We’re very happy about this small step forward because it’s a sign of change; since their early beginnings, there hasn’t been much coordination between CDNs about issues like this, much less in providing a consistent experience to our customers. So, while small, it’s an important step, as it signifies an industry that’s willing to work together.
CDN community vision
Fastly is contributing to a number of other community efforts to build better, more consistent experiences across vendors, including:
The HTTP Working Group has started work on the Cache response header to create a more consistent debugging experience for cache behavior, both in CDNs and other HTTP caches.

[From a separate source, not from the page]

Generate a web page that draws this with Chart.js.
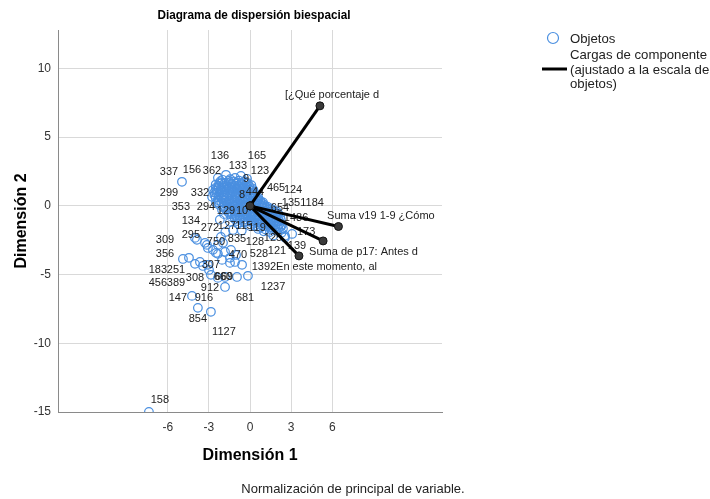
<!DOCTYPE html>
<html>
<head>
<meta charset="utf-8">
<script src="https://cdn.jsdelivr.net/npm/chart.js@4.4.1/dist/chart.umd.min.js"></script>
<style>
  html, body { margin: 0; padding: 0; background: #fff; }
  canvas { display: block; }
</style>
</head>
<body>
<canvas id="biplot" width="710" height="499"></canvas>
<script>
// Puntos de objetos (Dimensión 1, Dimensión 2)
const objetos = [
  // nube central
  [-2.34, 2.04], [-1.75, 2.26], [-1.09, 2.04], [-0.66, 2.18], [-0.22, 1.97], [-1.45, 1.95], [-2.0, 1.9],
  [-2.04, 1.67], [-2.5, 1.55], [-1.7, 1.7], [-1.35, 1.62], [-0.95, 1.7], [-0.55, 1.6], [-0.15, 1.65], [0.1, 1.5],
  [-2.7, 1.16], [-2.3, 1.3], [-1.9, 1.35], [-1.55, 1.25], [-1.15, 1.35], [-0.8, 1.28], [-0.4, 1.32], [-0.05, 1.2], [0.25, 1.15],
  [-2.77, 0.66], [-2.45, 0.95], [-2.05, 1.0], [-1.65, 0.92], [-1.25, 1.0], [-0.9, 0.95], [-0.55, 0.98], [-0.2, 0.9], [0.15, 0.85], [0.4, 0.7],
  [-2.3, 0.6], [-1.9, 0.62], [-1.5, 0.55], [-1.1, 0.65], [-0.75, 0.58], [-0.35, 0.62], [0.05, 0.55], [0.45, 0.45], [0.75, 0.35],
  [-2.48, 0.22], [-2.1, 0.28], [-1.7, 0.25], [-1.3, 0.3], [-0.9, 0.22], [-0.5, 0.28], [-0.1, 0.2], [0.3, 0.18], [0.7, 0.1], [1.05, 0.05],
  [-2.04, -0.29], [-1.85, -0.05], [-1.45, -0.1], [-1.05, -0.05], [-0.65, -0.12], [-0.25, -0.08], [0.15, -0.15], [0.55, -0.2], [0.95, -0.15], [1.35, -0.25], [1.7, -0.3],
  [-1.9, -0.6], [-1.6, -0.45], [-1.2, -0.4], [-0.8, -0.5], [-0.4, -0.42], [0.0, -0.5], [0.4, -0.45], [0.85, -0.55], [1.25, -0.5], [1.65, -0.6], [2.05, -0.55],
  [-1.35, -0.8], [-0.95, -0.85], [-0.55, -0.78], [-0.15, -0.85], [0.3, -0.8], [0.7, -0.9], [1.1, -0.85], [1.5, -0.95], [1.9, -0.9], [2.25, -1.0],
  [-0.95, -1.1], [-0.45, -1.2], [0.05, -1.12], [0.5, -1.2], [0.9, -1.15], [1.3, -1.25], [1.75, -1.2], [2.15, -1.3],
  [0.35, -1.45], [0.8, -1.55], [1.25, -1.5], [1.65, -1.6], [2.04, -1.46], [2.4, -1.65],
  [1.0, -1.85], [1.45, -1.9], [1.9, -1.8], [2.3, -1.95],
  [1.7, -2.15], [2.55, -2.18], [3.07, -2.04], [2.55, -2.3],
  // segunda capa de la nube (zona densa)
  [-2.15, 1.8], [-1.55, 1.82], [-1.2, 1.78], [-0.8, 1.83], [-0.4, 1.78],
  [-2.3, 1.45], [-1.9, 1.48], [-1.5, 1.42], [-1.1, 1.47], [-0.75, 1.44], [-0.35, 1.46], [-0.05, 1.42],
  [-2.45, 1.15], [-2.1, 1.12], [-1.7, 1.17], [-1.35, 1.13], [-1.0, 1.16], [-0.6, 1.12], [-0.25, 1.15], [0.1, 1.1],
  [-2.6, 0.8], [-2.25, 0.78], [-1.85, 0.82], [-1.45, 0.79], [-1.05, 0.81], [-0.7, 0.78], [-0.35, 0.8], [0.0, 0.77], [0.3, 0.82], [0.6, 0.62],
  [-2.35, 0.42], [-1.95, 0.44], [-1.55, 0.4], [-1.15, 0.43], [-0.75, 0.41], [-0.3, 0.44], [0.15, 0.4], [0.6, 0.38], [0.95, 0.25],
  [-2.25, 0.08], [-1.65, 0.1], [-1.25, 0.06], [-0.85, 0.09], [-0.45, 0.05], [-0.05, 0.08], [0.4, 0.03], [0.85, 0.0], [1.25, -0.05],
  [-1.75, -0.28], [-1.3, -0.25], [-0.9, -0.3], [-0.5, -0.27], [-0.1, -0.3], [0.35, -0.32], [0.75, -0.35], [1.15, -0.38], [1.55, -0.42], [1.95, -0.4],
  [-1.45, -0.62], [-1.05, -0.65], [-0.65, -0.6], [-0.25, -0.66], [0.2, -0.63], [0.6, -0.7], [1.05, -0.7], [1.45, -0.75], [1.85, -0.72], [2.2, -0.8],
  [-1.1, -0.98], [-0.7, -1.0], [-0.3, -0.97], [0.15, -1.0], [0.55, -1.02], [0.95, -1.0], [1.35, -1.08], [1.75, -1.05], [2.1, -1.12],
  [0.25, -1.3], [0.65, -1.35], [1.05, -1.32], [1.5, -1.38], [1.9, -1.35], [2.3, -1.45],
  [0.6, -1.68], [1.1, -1.7], [1.55, -1.72], [2.05, -1.65],
  // tercera capa (núcleo)
  [-2.25, 1.65], [-1.85, 1.63], [-1.45, 1.66], [-1.05, 1.62], [-0.65, 1.67], [-0.25, 1.63],
  [-2.5, 1.3], [-2.1, 1.28], [-1.7, 1.32], [-1.3, 1.29], [-0.95, 1.31], [-0.55, 1.27], [-0.15, 1.3], [0.15, 1.28],
  [-2.6, 0.98], [-2.2, 0.96], [-1.8, 0.99], [-1.4, 0.97], [-1.05, 0.98], [-0.7, 0.95], [-0.35, 0.99], [0.05, 0.96], [0.3, 0.97],
  [-2.5, 0.6], [-2.1, 0.58], [-1.7, 0.62], [-1.3, 0.59], [-0.9, 0.61], [-0.55, 0.57], [-0.15, 0.6], [0.25, 0.58], [0.6, 0.5],
  [-2.3, 0.25], [-1.9, 0.23], [-1.5, 0.27], [-1.1, 0.24], [-0.7, 0.26], [-0.3, 0.22], [0.1, 0.26], [0.5, 0.22], [0.9, 0.15],
  [-1.95, -0.1], [-1.6, -0.12], [-1.2, -0.08], [-0.8, -0.11], [-0.4, -0.09], [0.0, -0.12], [0.4, -0.08], [0.8, -0.1], [1.15, -0.15], [1.5, -0.18],
  [-1.4, -0.45], [-1.0, -0.47], [-0.6, -0.44], [-0.2, -0.46], [0.2, -0.43], [0.6, -0.48], [1.05, -0.45], [1.45, -0.52], [1.85, -0.55],
  [-1.15, -0.8], [-0.75, -0.82], [-0.35, -0.79], [0.1, -0.81], [0.5, -0.83], [0.9, -0.8], [1.3, -0.87], [1.7, -0.85], [2.05, -0.9],
  [-0.2, -1.15], [0.25, -1.13], [0.7, -1.17], [1.1, -1.14], [1.55, -1.18], [1.95, -1.15],
  [0.55, -1.5], [1.0, -1.48], [1.45, -1.53], [1.85, -1.5], [2.2, -1.55],
  // entre la nube y el grupo inferior
  [-1.46, -1.16], [-0.88, -1.31], [-0.36, -1.16], [0.0, -1.46], [-1.24, -1.75], [-2.2, -1.0], [-1.8, -1.9], [-0.6, -1.8],
  // grupo inferior
  [-3.87, -2.47], [-3.28, -2.69], [-3.07, -3.06], [-2.7, -3.2], [-2.34, -2.84], [-1.97, -2.69], [-1.82, -3.35], [-2.34, -3.49],
  [-2.04, -3.93], [-1.46, -3.78], [-1.09, -4.08], [-0.58, -4.29], [-4.89, -3.86], [-4.45, -3.78], [-4.01, -4.22], [-3.65, -4.08],
  [-3.43, -4.37], [-3.07, -4.29], [-2.99, -4.66], [-2.85, -5.02], [-2.34, -5.24], [-1.82, -5.17], [-0.95, -5.17], [-0.15, -5.09],
  [-1.82, -5.9], [-4.23, -6.55], [-3.8, -7.42], [-2.85, -7.71], [-1.46, -4.15], [-2.48, -3.42], [-1.39, -3.2], [-1.02, -3.57],
  [-3.14, -2.84], [-2.12, -2.26], [-4.01, -2.33],
  // aislados
  [-4.96, 1.75], [-7.37, -15.0]
];

// Etiquetas de objetos y su posición (unidades de los ejes)
const etiquetasObj = ['136', '165', '337', '156', '362', '133', '123', '9', '299', '332', '353', '294', '129', '10', '8', '444',
  '465', '124', '135', '1184', '654', '1486', '173', '134', '272', '127', '115', '119', '295', '309', '750', '835', '128', '125',
  '139', '121', '528', '470', '356', '183', '251', '307', '1392', '456', '389', '308', '660', '669', '912', '1237', '147', '916',
  '681', '854', '1127', '158'];
const etiquetaX = [-2.19, 0.51, -5.91, -4.23, -2.77, -0.88, 0.73, -0.29, -5.91, -3.65, -5.04, -3.21, -1.75, -0.58, -0.58, 0.36,
  1.90, 3.14, 2.99, 4.53, 2.19, 3.36, 4.09, -4.31, -2.92, -1.68, -0.44, 0.51, -4.31, -6.20, -2.48, -0.95, 0.36, 1.68,
  3.43, 1.97, 0.66, -0.88, -6.20, -6.72, -5.40, -2.85, 1.02, -6.72, -5.40, -4.01, -1.97, -1.90, -2.92, 1.68, -5.26, -3.36,
  -0.36, -3.80, -1.90, -6.57];
const etiquetaY = [3.64, 3.64, 2.47, 2.62, 2.55, 2.91, 2.55, 1.97, 0.95, 0.95, -0.07, -0.07, -0.36, -0.36, 0.80, 1.02,
  1.31, 1.16, 0.22, 0.22, -0.15, -0.87, -1.89, -1.09, -1.60, -1.46, -1.46, -1.60, -2.11, -2.47, -2.62, -2.40, -2.62, -2.33,
  -2.91, -3.28, -3.49, -3.57, -3.49, -4.66, -4.66, -4.29, -4.44, -5.60, -5.60, -5.24, -5.17, -5.17, -5.97, -5.90, -6.70, -6.70,
  -6.70, -8.22, -9.17, -14.12];

// Cargas de componente
const variables = ['[¿Qué porcentaje d', 'Suma v19 1-9 ¿Cómo', 'Suma de p17: Antes d', 'En este momento, al'];
const cargaX = [5.1, 6.45, 5.33, 3.57];
const cargaY = [7.28, -1.5, -2.55, -3.64];
const textoCargaX = [2.55, 5.62, 4.31, 1.9];
const textoCargaY = [8.08, -0.73, -3.35, -4.44];

const ticksX = [-6, -3, 0, 3, 6];
const ticksY = [-15, -10, -5, 0, 5, 10];

const FONT = '"Liberation Sans", Arial, sans-serif';
const AZUL = '#4a8fe0';

const vectorDatasets = variables.map((name, i) => ({
  label: name,
  data: [{ x: 0, y: 0 }, { x: cargaX[i], y: cargaY[i] }],
  showLine: true,
  borderColor: '#000',
  borderWidth: 3,
  pointRadius: 4,
  pointBackgroundColor: '#3a3a3a',
  pointBorderColor: '#111',
  pointBorderWidth: 1,
  order: 0
}));

// textos: etiquetas, títulos, leyenda y nota
const textPlugin = {
  id: 'biplotText',
  afterDatasetDraw(chart, args) {
    if (args.index !== 0) return;
    const { ctx, scales: { x, y } } = chart;
    ctx.save();
    ctx.fillStyle = '#222';
    ctx.font = '11px ' + FONT;
    ctx.textAlign = 'center';
    ctx.textBaseline = 'middle';
    etiquetasObj.forEach((t, i) => {
      ctx.fillText(t, x.getPixelForValue(etiquetaX[i]), y.getPixelForValue(etiquetaY[i]));
    });
    ctx.restore();
  },
  afterDraw(chart) {
    const { ctx, chartArea, scales: { x, y } } = chart;
    ctx.save();
    ctx.fillStyle = '#222';
    ctx.font = '11px ' + FONT;
    ctx.textAlign = 'left';
    ctx.textBaseline = 'middle';
    variables.forEach((t, i) => {
      ctx.fillText(t, x.getPixelForValue(textoCargaX[i]), y.getPixelForValue(textoCargaY[i]));
    });

    const midX = (chartArea.left + chartArea.right) / 2;
    ctx.fillStyle = '#000';
    ctx.textAlign = 'center';
    // título algo condensado, como en el original
    ctx.save();
    ctx.translate(midX + 4, 15);
    ctx.scale(0.87, 1);
    ctx.font = 'bold 13.5px ' + FONT;
    ctx.fillText('Diagrama de dispersión biespacial', 0, 0);
    ctx.restore();
    ctx.font = 'bold 16px ' + FONT;
    ctx.fillText('Dimensión 1', midX, 456);
    ctx.save();
    ctx.translate(22, (chartArea.top + chartArea.bottom) / 2);
    ctx.rotate(-Math.PI / 2);
    ctx.fillText('Dimensión 2', 0, 0);
    ctx.restore();

    ctx.font = '13px ' + FONT;
    ctx.fillStyle = '#222';
    ctx.fillText('Normalización de principal de variable.', 353, 489);

    // leyenda
    ctx.strokeStyle = AZUL;
    ctx.lineWidth = 1.2;
    ctx.beginPath();
    ctx.arc(553, 38, 5.5, 0, Math.PI * 2);
    ctx.stroke();
    ctx.strokeStyle = '#000';
    ctx.lineWidth = 3;
    ctx.beginPath();
    ctx.moveTo(542, 69);
    ctx.lineTo(567, 69);
    ctx.stroke();
    ctx.textAlign = 'left';
    ctx.font = '13.2px ' + FONT;
    ctx.fillText('Objetos', 570, 39);
    ctx.fillText('Cargas de componente', 570, 55);
    ctx.fillText('(ajustado a la escala de', 570, 70);
    ctx.fillText('objetos)', 570, 84);
    ctx.restore();
  }
};

new Chart(document.getElementById('biplot'), {
  type: 'scatter',
  data: {
    datasets: [
      {
        label: 'Objetos',
        data: objetos.map(p => ({ x: p[0], y: p[1] })),
        pointRadius: 4.3,
        pointBorderWidth: 1.2,
        pointBorderColor: AZUL,
        pointBackgroundColor: 'rgba(0,0,0,0)',
        order: 1
      },
      ...vectorDatasets
    ]
  },
  options: {
    responsive: false,
    animation: false,
    events: [],
    layout: { padding: { left: 0, top: 30, right: 268, bottom: 67 } },
    plugins: {
      legend: { display: false },
      tooltip: { enabled: false },
      title: { display: false }
    },
    scales: {
      x: {
        type: 'linear',
        min: -14,
        max: 14,
        afterBuildTicks: s => { s.ticks = ticksX.map(v => ({ value: v })); },
        afterFit: s => { s.height = 20; },
        grid: { color: '#d9d9d9', drawTicks: false },
        border: { color: '#8a8a8a' },
        ticks: { padding: 8, color: '#333', font: { size: 12, family: FONT } }
      },
      y: {
        type: 'linear',
        min: -15,
        max: 12.8,
        afterBuildTicks: s => { s.ticks = ticksY.map(v => ({ value: v })); },
        afterFit: s => { s.width = 58; },
        grid: { color: '#d9d9d9', drawTicks: false },
        border: { color: '#8a8a8a' },
        ticks: { padding: 7, color: '#333', font: { size: 12, family: FONT } }
      }
    }
  },
  plugins: [textPlugin]
});
</script>
</body>
</html>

We’re also contributing to a new, so-far unadopted draft on the Proxy-Status response header, to make CDN and reverse proxy debugging easier when something goes wrong.
The core HTTP specifications are being revised (again). This time, we’re paying special attention to how CDNs behave to make sure that they don’t need to violate the specifications on a regular basis.
That core work is being informed by an emerging set of common test cases for both browser and intermediary HTTP caches.
We’re looking at more advanced features like Variants to give intermediaries (including CDNs) more information about the content they’re serving, so they can make more intelligent caching decisions.
Once we get these and a few other basic building blocks for CDN behavior standardized, we hope to move on to more exciting things — like standardizing how an origin can discover that it’s behind a CDN, send purge requests to it, and even use surrogate keys without lots of configuration.
We believe that having one standard way to interact with a CDN makes our customers’ lives easier. It also makes it easier for content platforms like WordPress and Drupal to seamlessly work with CDNs when they’re in front of such a site — making things better for everybody.
But that’s just the beginning!
This post has touched upon many of the core ideas behind what CDNs are, how they operate, their benefits and risk, and how Fastly is different. Check out different CDN options and see for yourself how they can improve your website performance.